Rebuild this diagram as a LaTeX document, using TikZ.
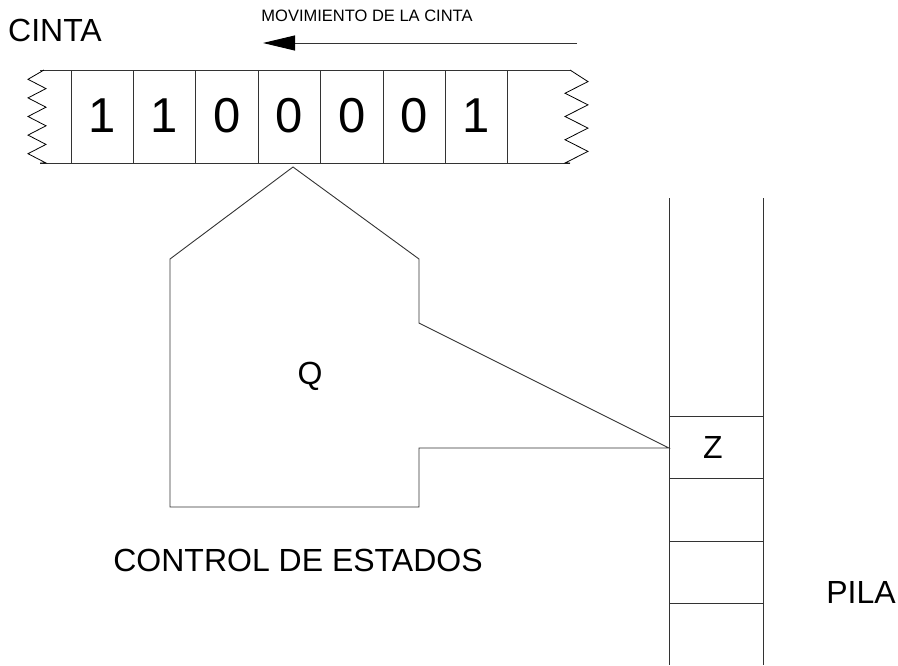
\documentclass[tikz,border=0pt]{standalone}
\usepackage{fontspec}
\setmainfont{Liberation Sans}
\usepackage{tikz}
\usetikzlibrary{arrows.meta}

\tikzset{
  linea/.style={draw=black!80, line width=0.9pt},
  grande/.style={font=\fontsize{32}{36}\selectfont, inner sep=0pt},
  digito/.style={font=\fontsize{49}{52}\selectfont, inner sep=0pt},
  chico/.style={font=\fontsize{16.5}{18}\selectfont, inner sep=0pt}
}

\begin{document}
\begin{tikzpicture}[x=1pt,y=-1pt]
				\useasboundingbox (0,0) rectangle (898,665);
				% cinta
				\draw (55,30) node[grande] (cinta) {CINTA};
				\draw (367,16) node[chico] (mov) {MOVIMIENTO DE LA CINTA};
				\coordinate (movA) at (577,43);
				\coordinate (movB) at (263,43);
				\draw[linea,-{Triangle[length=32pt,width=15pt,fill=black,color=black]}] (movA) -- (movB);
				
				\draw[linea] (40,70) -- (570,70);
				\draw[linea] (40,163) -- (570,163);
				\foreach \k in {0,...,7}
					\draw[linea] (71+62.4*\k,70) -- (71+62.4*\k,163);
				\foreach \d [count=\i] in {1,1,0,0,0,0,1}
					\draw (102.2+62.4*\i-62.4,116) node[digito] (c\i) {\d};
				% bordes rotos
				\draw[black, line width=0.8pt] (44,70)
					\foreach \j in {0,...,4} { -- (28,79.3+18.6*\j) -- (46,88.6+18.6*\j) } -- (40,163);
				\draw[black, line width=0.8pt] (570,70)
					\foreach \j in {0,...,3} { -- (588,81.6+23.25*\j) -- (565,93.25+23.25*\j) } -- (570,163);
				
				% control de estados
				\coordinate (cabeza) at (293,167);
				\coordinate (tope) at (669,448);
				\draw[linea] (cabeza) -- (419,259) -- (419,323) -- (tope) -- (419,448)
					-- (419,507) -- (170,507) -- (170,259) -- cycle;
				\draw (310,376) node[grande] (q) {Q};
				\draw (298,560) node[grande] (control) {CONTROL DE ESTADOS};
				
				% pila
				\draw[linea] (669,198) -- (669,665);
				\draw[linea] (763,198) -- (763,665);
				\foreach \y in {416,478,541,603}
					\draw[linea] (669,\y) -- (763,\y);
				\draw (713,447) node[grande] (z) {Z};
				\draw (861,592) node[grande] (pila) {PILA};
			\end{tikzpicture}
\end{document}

--------------------------------

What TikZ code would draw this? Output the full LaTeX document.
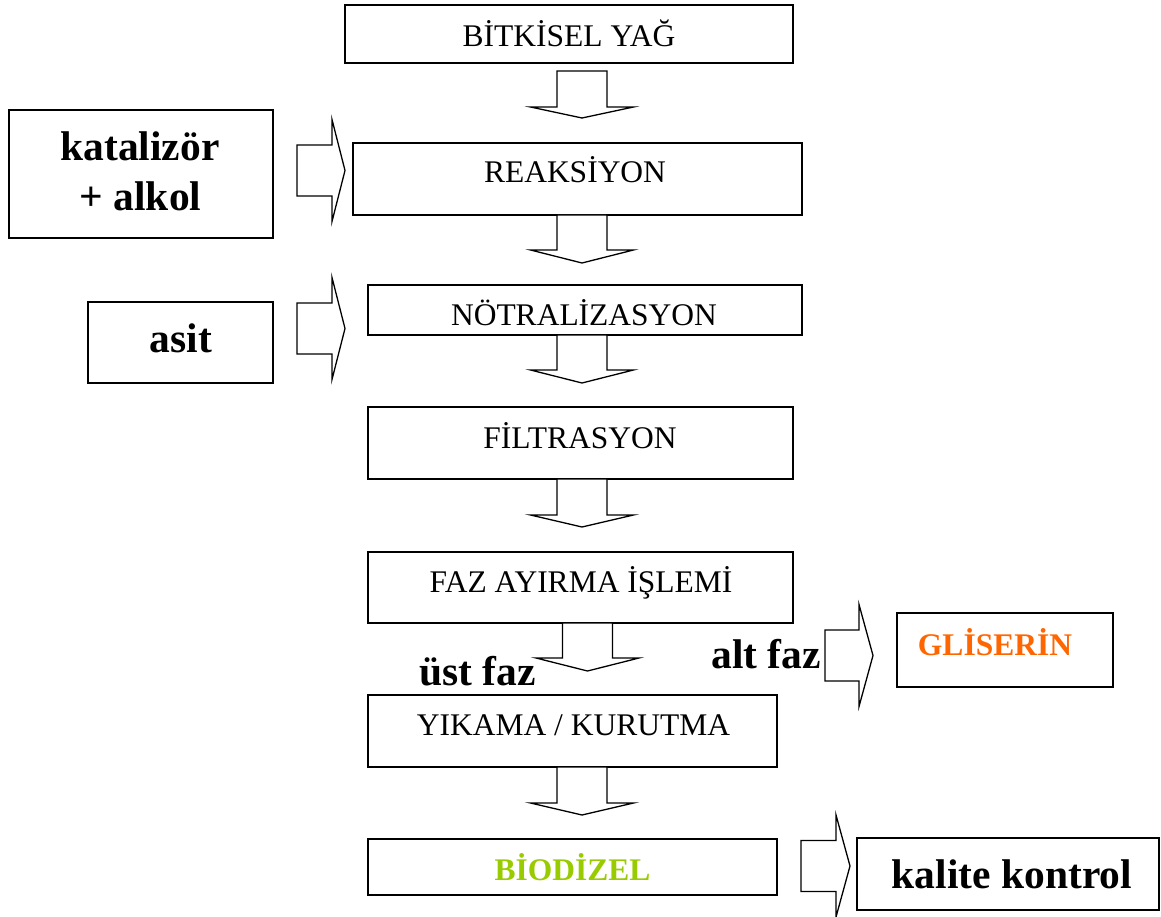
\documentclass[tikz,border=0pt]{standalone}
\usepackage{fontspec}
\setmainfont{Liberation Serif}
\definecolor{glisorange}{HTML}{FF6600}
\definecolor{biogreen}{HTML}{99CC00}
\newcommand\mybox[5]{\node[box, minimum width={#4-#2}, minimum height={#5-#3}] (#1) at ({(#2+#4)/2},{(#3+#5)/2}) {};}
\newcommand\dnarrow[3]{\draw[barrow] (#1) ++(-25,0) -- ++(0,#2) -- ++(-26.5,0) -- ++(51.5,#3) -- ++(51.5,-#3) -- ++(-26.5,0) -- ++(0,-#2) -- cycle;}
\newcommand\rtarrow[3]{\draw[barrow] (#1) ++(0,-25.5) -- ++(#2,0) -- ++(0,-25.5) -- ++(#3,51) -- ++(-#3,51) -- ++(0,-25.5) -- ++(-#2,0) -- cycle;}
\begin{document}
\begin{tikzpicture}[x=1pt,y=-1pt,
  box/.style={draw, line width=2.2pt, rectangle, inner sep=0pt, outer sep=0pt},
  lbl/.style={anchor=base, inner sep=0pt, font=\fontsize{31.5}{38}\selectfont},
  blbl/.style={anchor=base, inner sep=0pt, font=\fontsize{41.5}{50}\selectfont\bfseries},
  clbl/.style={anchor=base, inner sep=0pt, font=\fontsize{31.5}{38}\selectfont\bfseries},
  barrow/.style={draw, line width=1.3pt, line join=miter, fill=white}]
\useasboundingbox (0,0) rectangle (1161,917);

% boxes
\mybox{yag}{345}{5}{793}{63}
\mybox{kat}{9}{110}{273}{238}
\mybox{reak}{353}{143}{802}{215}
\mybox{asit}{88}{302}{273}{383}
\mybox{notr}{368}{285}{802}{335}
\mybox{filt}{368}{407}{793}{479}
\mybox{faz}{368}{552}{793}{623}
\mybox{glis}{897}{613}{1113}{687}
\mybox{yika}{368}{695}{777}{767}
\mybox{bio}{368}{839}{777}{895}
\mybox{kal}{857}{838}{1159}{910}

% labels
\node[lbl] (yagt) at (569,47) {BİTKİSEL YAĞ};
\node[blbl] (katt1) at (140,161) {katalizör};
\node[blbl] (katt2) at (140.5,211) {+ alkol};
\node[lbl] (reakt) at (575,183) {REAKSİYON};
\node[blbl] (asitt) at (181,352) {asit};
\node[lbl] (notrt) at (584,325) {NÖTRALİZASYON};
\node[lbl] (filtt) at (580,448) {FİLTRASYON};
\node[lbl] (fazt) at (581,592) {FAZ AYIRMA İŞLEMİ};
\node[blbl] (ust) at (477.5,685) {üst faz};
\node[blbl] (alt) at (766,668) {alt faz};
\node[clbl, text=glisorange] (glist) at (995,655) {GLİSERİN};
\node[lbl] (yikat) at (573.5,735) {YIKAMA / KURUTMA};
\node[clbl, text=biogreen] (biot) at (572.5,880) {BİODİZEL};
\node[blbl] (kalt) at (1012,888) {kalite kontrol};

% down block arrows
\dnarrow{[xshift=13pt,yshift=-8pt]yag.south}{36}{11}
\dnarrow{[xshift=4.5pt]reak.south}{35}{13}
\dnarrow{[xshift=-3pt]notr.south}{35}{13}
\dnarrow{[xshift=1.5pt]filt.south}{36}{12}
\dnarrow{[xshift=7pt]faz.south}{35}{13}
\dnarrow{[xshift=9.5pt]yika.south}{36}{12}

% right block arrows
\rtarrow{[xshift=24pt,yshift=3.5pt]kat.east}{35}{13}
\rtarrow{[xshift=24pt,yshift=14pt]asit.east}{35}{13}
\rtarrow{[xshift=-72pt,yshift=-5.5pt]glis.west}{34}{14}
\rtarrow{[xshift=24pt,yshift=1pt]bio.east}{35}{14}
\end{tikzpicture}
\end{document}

--------------------------------

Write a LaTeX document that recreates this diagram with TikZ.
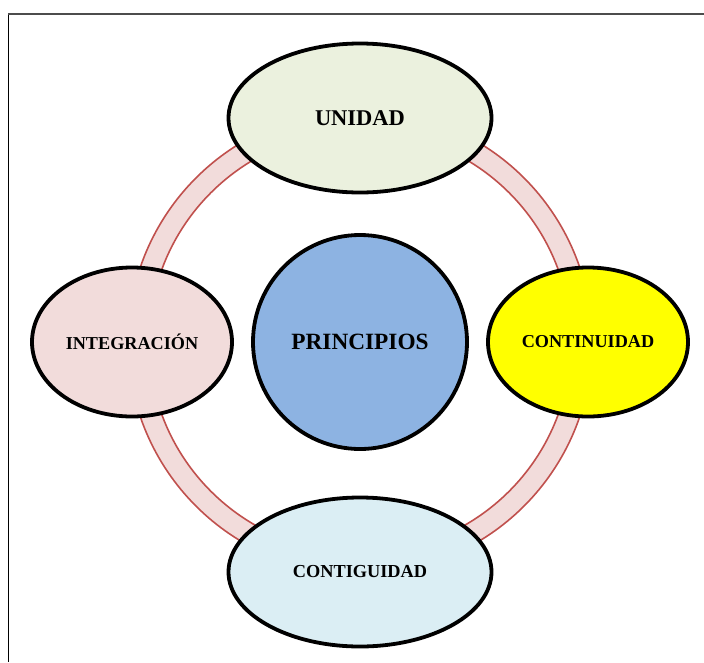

--------------------------------

Work to do:
In the entries above, find each line with the word "this" and show it.

Finished task:
Rebuild this diagram as a LaTeX document, using TikZ.
What TikZ code would draw this? Output the full LaTeX document.
Write a LaTeX document that recreates this diagram with TikZ.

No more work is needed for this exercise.